After the Raid
- Front cover of the paperback edition (Vintage, 1996)
- Author: Chris Paling
- Genre: Fiction
- Publisher: Jonathan Cape
- Publication date: 1995
- Publication place: United Kingdom

= After the Raid (novel) =

1995 novel by Chris Paling

After the Raid is the debut novel by Chris Paling. It was first published in 1995 by Jonathan Cape.

==Synopsis==
Set during The Blitz, the novel follows Gregory Swift, a man whose mental state is impacted by a German bombing raid on London. He travels by train to visit his sister in Manchester; on this journey he meets a nurse and a young boy, and explores an unnamed village with them when their train is unexpectedly diverted.

The novel is in four parts.
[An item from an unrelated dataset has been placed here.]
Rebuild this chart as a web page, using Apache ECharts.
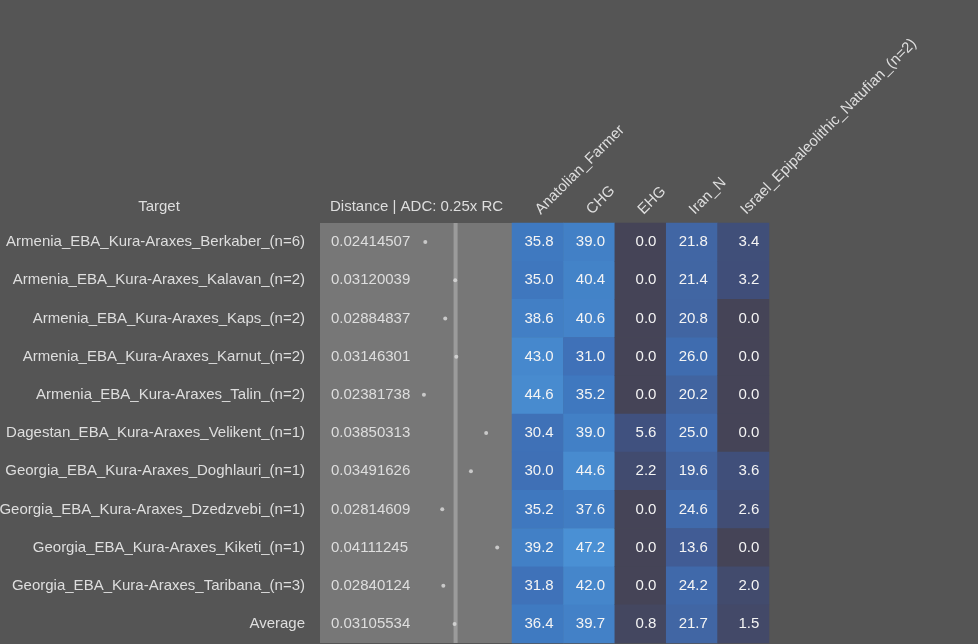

Chapters are marked by headings describing the action’s location, which include: ‘LONDON,’ ‘MANCHESTER,’ ‘THE HOSPITAL’ and ‘THE VILLAGE’.

==Publication history==
After the Raid was first published in hardback by Jonathan Cape in 1995. Vintage Books published a paperback edition in 1996.

==Reception==
Jason Cowley’s review for The Independent described Paling’s style as “fluent and simple, unencumbered with superfluous detail” and concluded the novel to be “an impressive feat of historical imagining”.

John Sweeney, in his review for Literary Review, wrote that “Part of the book’s haunting power is due to the beautifully crafted opening pages… They alone justify the cost of the book… The creation of suspense through such laconic writing reminds one of Graham Greene”. Sweeney went on to call the novel “As bleak as can be.”

Melissa McClements of The Guardian similarly noted that Graham Greene was "clearly an influence" on the novel.